A gap exists, Daniel Koretz admits, but he wonders how much of technology is used for educational purposes.
Daniel Koretz:
I mean, clearly, it’s a gap in access. But what’s very unclear is how many of the kids who have access are using it for things that are valuable and how many are using it for things that are no more valuable than, say, television which we know from the academic point of view is for the most part a waste of time. We just don’t know. And, moreover, the efforts to bring digital media into schools have been, in many cases, real failures. It’s been a hammer in search of a nail. People know that there’s this powerful technology out there, it ought to be to in schools and I agree it ought to, but they weren’t quite sure how to do it, many of them. We have a number of really promising things, some of which have been going out for a long time. So, for instance, there has been very interesting work going on for at least a dozen years in the development of intelligent, computer based intelligent tutors in mathematics, software that will allow diagnosis of errors and present kids with new problems based on the reasons why they fail to get a previous problem correct and so on. But that’s not, generally, what you see when you go into schools. And when I went, I used to go and watch my kids in school, I rarely saw, there were computers, but I rarely saw any activity on the computers.
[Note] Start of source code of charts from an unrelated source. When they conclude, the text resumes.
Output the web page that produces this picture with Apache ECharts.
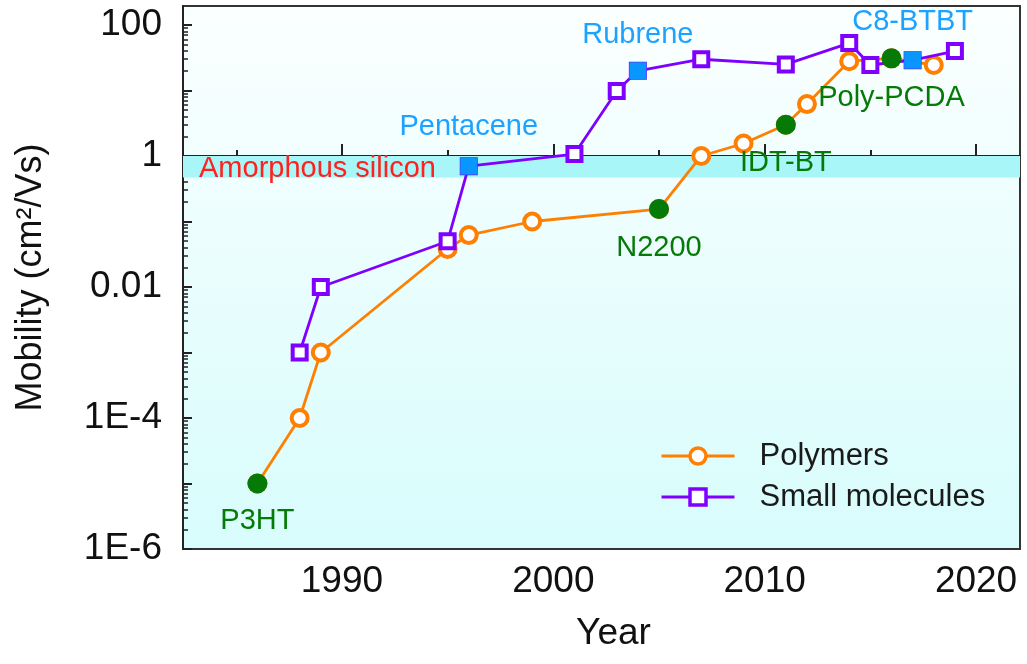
<!DOCTYPE html>
<html>
<head>
<meta charset="utf-8">
<script src="https://cdn.jsdelivr.net/npm/echarts@6/dist/echarts.min.js"></script>
<style>
  html, body { margin: 0; padding: 0; background: #ffffff; }
  #chart { width: 1027px; height: 664px; }
</style>
</head>
<body>
<div id="chart"></div>
<script>
// Field-effect mobility records by year (cm^2/Vs)
const polyYears    = [1986, 1988, 1989, 1995, 1996, 1999, 2005, 2007, 2009, 2011, 2012, 2014, 2016, 2018];
const polyMobility = [1e-5, 1e-4, 1e-3, 0.038, 0.062, 0.1, 0.155, 1.0, 1.55, 3.0, 6.2, 28, 31, 24.5];
const polyNotes    = ['P3HT', '', '', '', '', '', 'N2200', '', '', 'IDT-BT', '', '', 'Poly-PCDA', ''];

const smallYears    = [1988, 1989, 1995, 1996, 2001, 2003, 2004, 2007, 2011, 2014, 2015, 2017, 2019];
const smallMobility = [1e-3, 0.01, 0.05, 0.7, 1.07, 9.8, 20, 30, 25, 53, 24.5, 29, 40];
const smallNotes    = ['', '', '', 'Pentacene', '', '', 'Rubrene', '', '', '', '', 'C8-BTBT', ''];

// Amorphous silicon reference band
const siliconBand = [0.47, 1];
const siliconLabel = 'Amorphous silicon';

const seriesNames = ['Polymers', 'Small molecules'];
const xTickLabels = ['1990', '2000', '2010', '2020'];
const xMinorTicks = [1985, 1995, 2005, 2015];
const yTickLabels = ['1E-6', '1E-4', '0.01', '1', '100'];
const yTickValues = [1e-6, 1e-4, 1e-2, 1, 100];

const ORANGE = '#ff7f00';
const PURPLE = '#7f00ff';
const GREEN  = '#067a06';
const BLUE   = '#0a96ff';
const BLUE_TEXT = '#1ea2ff';

const lg = v => Math.log10(v);

// log-decade tick positions on the exponent axis
const yMin = -6, yMax = 2.29;
const decadeTicks = [];
for (let n = -6; n <= 2; n++) decadeTicks.push(n);
const minorTicks = [];
for (let n = -6; n <= 2; n++) {
  for (let k = 2; k <= 9; k++) {
    const v = n + Math.log10(k);
    if (v < yMax) minorTicks.push(v);
  }
}
const yLabelMap = {};
yTickValues.forEach((v, i) => { yLabelMap[Math.round(lg(v))] = yTickLabels[i]; });

// label placement for annotated materials
const noteStyle = {
  'P3HT':      { color: GREEN, dy: 38 },
  'N2200':     { color: GREEN, dy: 39 },
  'IDT-BT':    { color: GREEN, dy: 38 },
  'Poly-PCDA': { color: GREEN, dy: 40 },
  'Pentacene': { color: BLUE_TEXT, dy: -39 },
  'Rubrene':   { color: BLUE_TEXT, dy: -36 },
  'C8-BTBT':   { color: BLUE_TEXT, dy: -38 }
};

const FONT = 'Liberation Sans, Arial, Helvetica, sans-serif';

const polyData  = polyYears.map((y, i) => [y, lg(polyMobility[i])]);
const smallData = smallYears.map((y, i) => [y, lg(smallMobility[i])]);

function noteItems(years, values, notes, symbol, color, size) {
  const out = [];
  notes.forEach((name, i) => {
    if (!name) return;
    const st = noteStyle[name];
    out.push({
      value: [years[i], lg(values[i])],
      symbol: symbol,
      symbolSize: size,
      itemStyle: { color: color, opacity: 1 },
      label: {
        show: true,
        formatter: name,
        position: 'inside',
        offset: [0, st.dy],
        color: st.color,
        fontSize: 29,
        fontFamily: FONT
      }
    });
  });
  return out;
}

const chart = echarts.init(document.getElementById('chart'), null, { renderer: 'canvas' });

const xMin = 1982.48, xMax = 2022.08;

chart.setOption({
  animation: false,
  backgroundColor: '#ffffff',
  grid: {
    left: 183, right: 7, top: 6, bottom: 115,
    show: true,
    borderColor: '#333',
    borderWidth: 2,
    backgroundColor: new echarts.graphic.LinearGradient(0, 0, 0, 1, [
      { offset: 0, color: '#fbffff' },
      { offset: 1, color: '#d8fcfc' }
    ])
  },
  legend: {
    orient: 'vertical',
    left: 655,
    top: 432,
    itemWidth: 73,
    itemHeight: 20,
    itemGap: 3,
    data: seriesNames,
    lineStyle: { width: 3 },
    itemStyle: { borderWidth: 3.5 },
    textStyle: {
      fontSize: 31, fontFamily: FONT, color: '#1a1a1a',
      lineHeight: 38, padding: [0, 0, 0, 20]
    }
  },
  xAxis: [
    {
      type: 'value', min: xMin, max: xMax,
      name: 'Year', nameLocation: 'middle', nameGap: 66,
      nameTextStyle: { fontSize: 37, fontFamily: FONT, color: '#111', padding: [0, 0, 0, 24] },
      axisLine: { show: true, lineStyle: { color: '#222', width: 2 } },
      axisTick: { show: true, inside: true, length: 12, customValues: xTickLabels.map(Number),
                  lineStyle: { color: '#222', width: 2 } },
      axisLabel: { show: true, customValues: xTickLabels.map(Number), margin: 14,
                   fontSize: 37, fontFamily: FONT, color: '#111',
                   formatter: v => String(Math.round(v)) },
      splitLine: { show: false }
    },
    {
      type: 'value', min: xMin, max: xMax, position: 'bottom',
      axisLine: { show: false },
      axisTick: { show: true, inside: true, length: 6, customValues: xMinorTicks,
                  lineStyle: { color: '#222', width: 2 } },
      axisLabel: { show: false },
      splitLine: { show: false }
    }
  ],
  yAxis: [
    {
      type: 'value', min: yMin, max: yMax,
      name: 'Mobility (cm\u00b2/Vs)', nameLocation: 'middle', nameGap: 134,
      nameTextStyle: { fontSize: 36, fontFamily: FONT, color: '#111' },
      axisLine: { show: true, lineStyle: { color: '#222', width: 2 } },
      axisTick: { show: true, inside: true, length: 9, customValues: decadeTicks,
                  lineStyle: { color: '#222', width: 2 } },
      axisLabel: { show: true, customValues: yTickValues.map(lg), margin: 21,
                   fontSize: 37, fontFamily: FONT, color: '#111',
                   formatter: v => yLabelMap[Math.round(v)] || '' },
      splitLine: { show: false }
    },
    {
      type: 'value', min: yMin, max: yMax, position: 'left',
      axisLine: { show: false },
      axisTick: { show: true, inside: true, length: 5, customValues: minorTicks,
                  lineStyle: { color: '#222', width: 1.5 } },
      axisLabel: { show: false },
      splitLine: { show: false }
    }
  ],
  series: [
    {
      name: seriesNames[0],
      type: 'line',
      data: polyData,
      z: 2,
      symbol: 'circle',
      symbolSize: 16,
      showAllSymbol: true,
      lineStyle: { color: ORANGE, width: 2.8 },
      itemStyle: { color: '#ffffff', borderColor: ORANGE, borderWidth: 4 },
      emphasis: { disabled: true },
      markArea: {
        silent: true,
        itemStyle: { color: '#a8f6f8' },
        label: {
          show: true, position: 'insideLeft', distance: 16,
          color: '#ff2020', fontSize: 29, fontFamily: FONT,
          offset: [0, 2]
        },
        data: [[
          { name: siliconLabel, xAxis: xMin, yAxis: lg(siliconBand[0]) },
          { xAxis: xMax, yAxis: lg(siliconBand[1]) }
        ]]
      }
    },
    {
      name: seriesNames[1],
      type: 'line',
      data: smallData,
      z: 3,
      symbol: 'rect',
      symbolSize: 14,
      showAllSymbol: true,
      lineStyle: { color: PURPLE, width: 2.8 },
      itemStyle: { color: '#ffffff', borderColor: PURPLE, borderWidth: 4 },
      emphasis: { disabled: true }
    },
    {
      name: 'notes',
      type: 'scatter',
      z: 4,
      silent: true,
      itemStyle: { opacity: 1 },
      emphasis: { disabled: true },
      data: noteItems(polyYears, polyMobility, polyNotes, 'circle', GREEN, 20)
        .concat(noteItems(smallYears, smallMobility, smallNotes, 'rect', BLUE, 17))
    }
  ]
});
</script>
</body>
</html>
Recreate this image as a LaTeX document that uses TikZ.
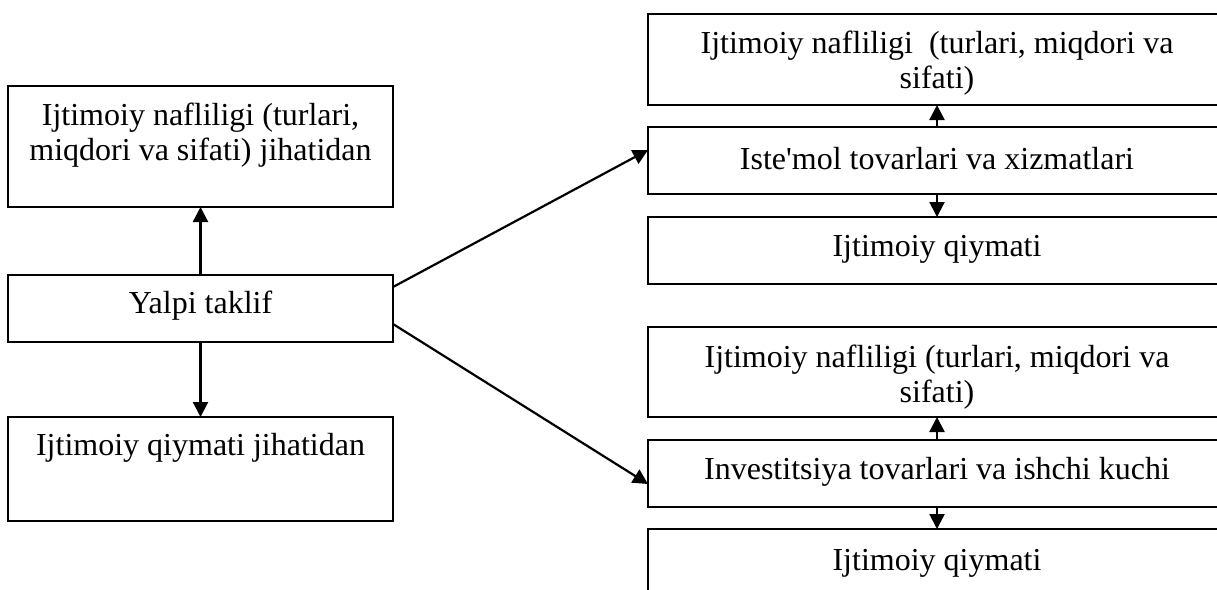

It was very valuable other than learning to type on them. So I think there is a problem that the world has reached a point at which a lack of access to the digital media and for that matter a lack of access to broadband can be crippling. But the other side of it is we still have a relatively weak grasp of how kids use it and how to encourage them to use it in ways that are more productive. There are lots of interesting pilots in development efforts but there is, in my view, a lack of consensus in the policy world about what really to do with all of these. And some of that, by the way, is also expensive. It will cost money.